Paris, le 12 novembre 1869
Lettre de M. Ollivier

Sire,

Mes journées se passent à réfléchir. Or, voici ce qui m'apparaît de plus en plus clairement. Votre sénatus-consulte a été une transformation dans les choses ; il faut que mon avénement soit une transformation dans les personnes.Tout en respectant les situations acquises, il faut que vous vous efforciez d'attirer à vous le plus grand nombre possible de jeunes hommes, et de donner à ceux que vous ne pouvez employer de suite l'espérance d'être utilisés plus tard.
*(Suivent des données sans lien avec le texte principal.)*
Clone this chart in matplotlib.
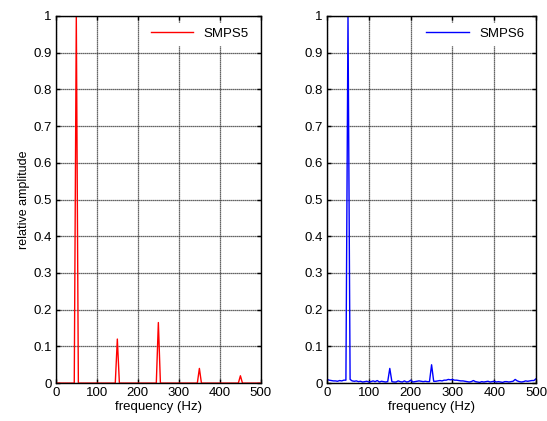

Aussi je considère comme d'une utilité majeure de procurer une élévation subite, éclatante, propre à frapper les imaginations, aux rares hommes de talent de trente à quarante ans que le dégoût n'a pas jetés encore dans les rangs du parti révolutionnaire.
Voilà pourquoi j'ai proposé à Votre Majesté la nomination de Duvernois au sous-secrétariat d'Etat de l'Intérieur. Voilà pourquoi je propose aujourd'hui la nomination de M. Philis au secrétariat de la justice. M. Philis a trente-huit ans; il est avocat ; ami et émule de Gambetta et de Ferry, il s'est séparé d'eux pour me rester fidèle. C'est un orateur vaillant et éprouvé qui ramènera avec énergie les jeunes irréconciliables avec lesquels il s'est mesuré déjà plus d'une fois.
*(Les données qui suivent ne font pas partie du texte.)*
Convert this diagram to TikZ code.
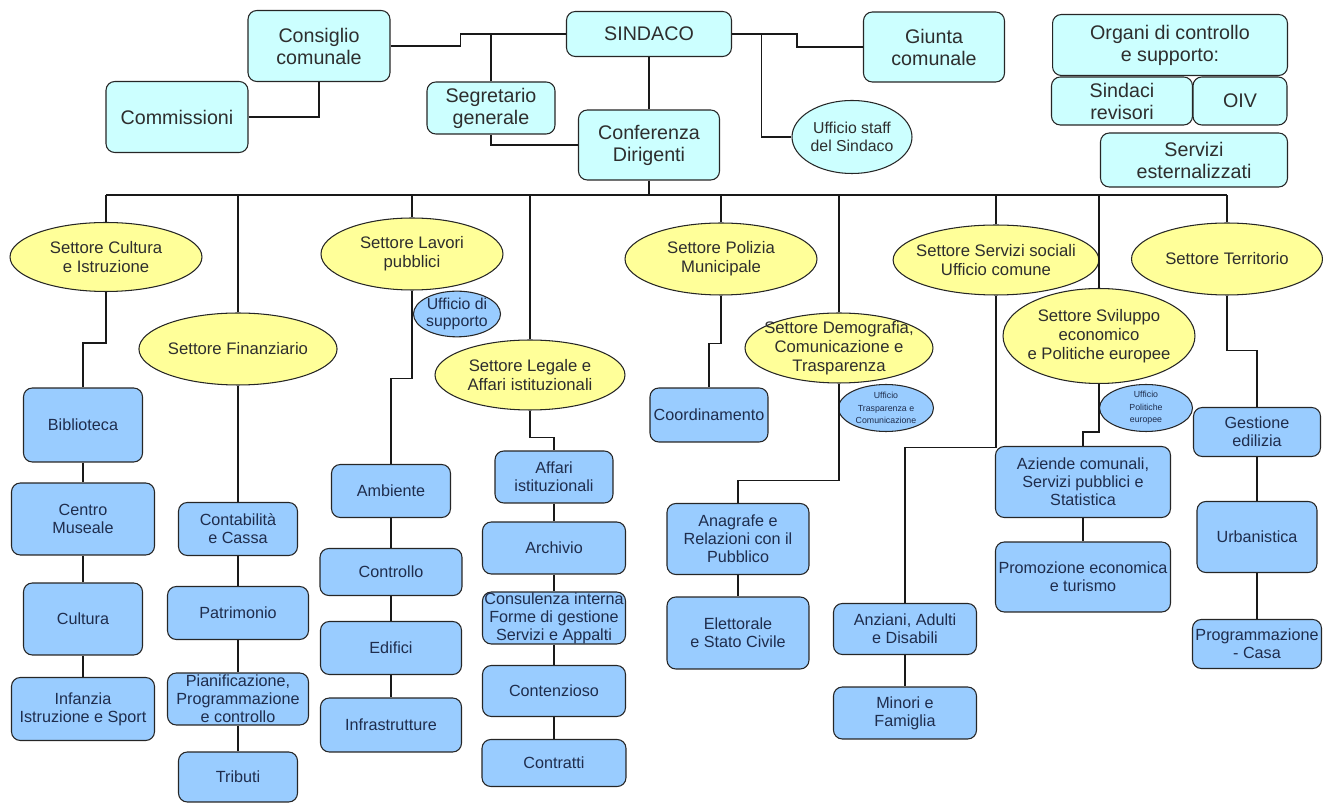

Sa nomination aurait en outre l'avantage d'établir comme précédents que les sous-secrétaires d'Etat peuvent n'être pas choisis parmi les députés. On se réserverait ainsi un moyen de révéler à la nation des hommes de mérite qui seraient dans l'impossibilité d'arriver au Corps législatif.
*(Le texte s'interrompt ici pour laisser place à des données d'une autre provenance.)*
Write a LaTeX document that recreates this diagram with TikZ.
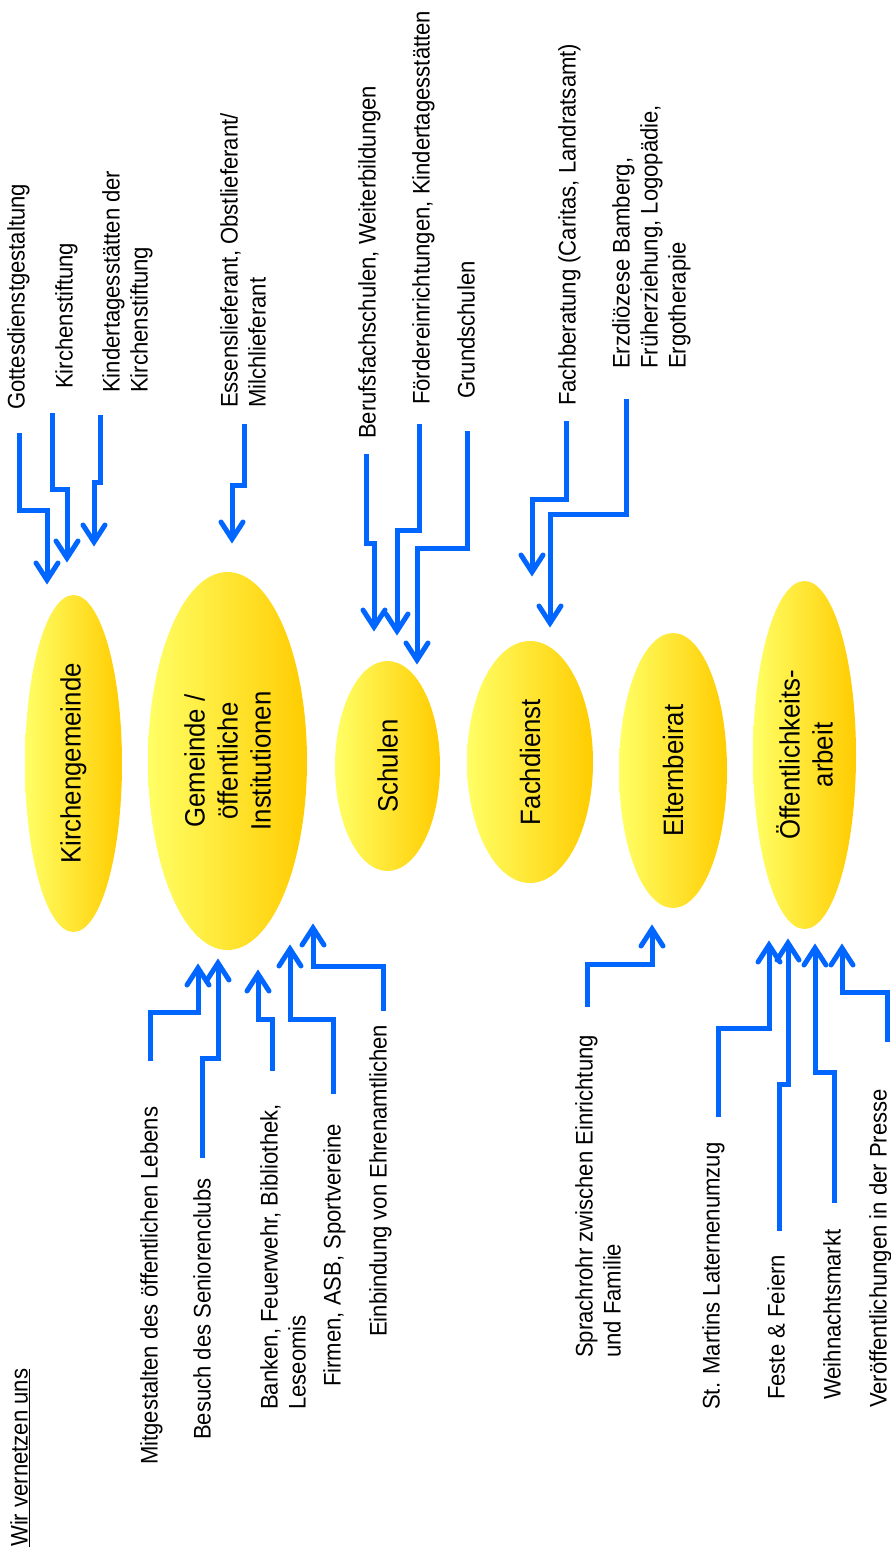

Appelez à vous la jeunesse, Sire, elle seule peut sauver votre fils ; les vieillards égoïstes qui vous entourent ne songent qu'à eux.
Ma principale occupation, tant que vous accepterez mon concours, sera de chercher partout des hommes, et, lorsque j'aurai trouvé celui qui pourra mieux que moi remplir mon office, je vous le désignerai moi-même et je serai bien heureux de lui frayer la route. Cette régénération de notre personnel est urgente, sinon vous périrez d'inanition au milieu de la cohorte incapable et pusillanime de vos fonctionnaires. Il va de soi que je conseille de prendre ce qui est fort dans tous les partis ; mais ceux qui appartiennent à l'opinion libérale ont été jusqu'à ce jour proscrits avec une telle obstination, qu'il y a un long arriéré à solder à leur égard.
Je vous prie, Sire, de me croire votre tout dévoué ex imo.

Signé : E. Ollivier

Pour ne rien ébruiter, il suffit que je sois à Pais mardi. En quelques jours, dans l'état où en sont les choses, tout sera terminé.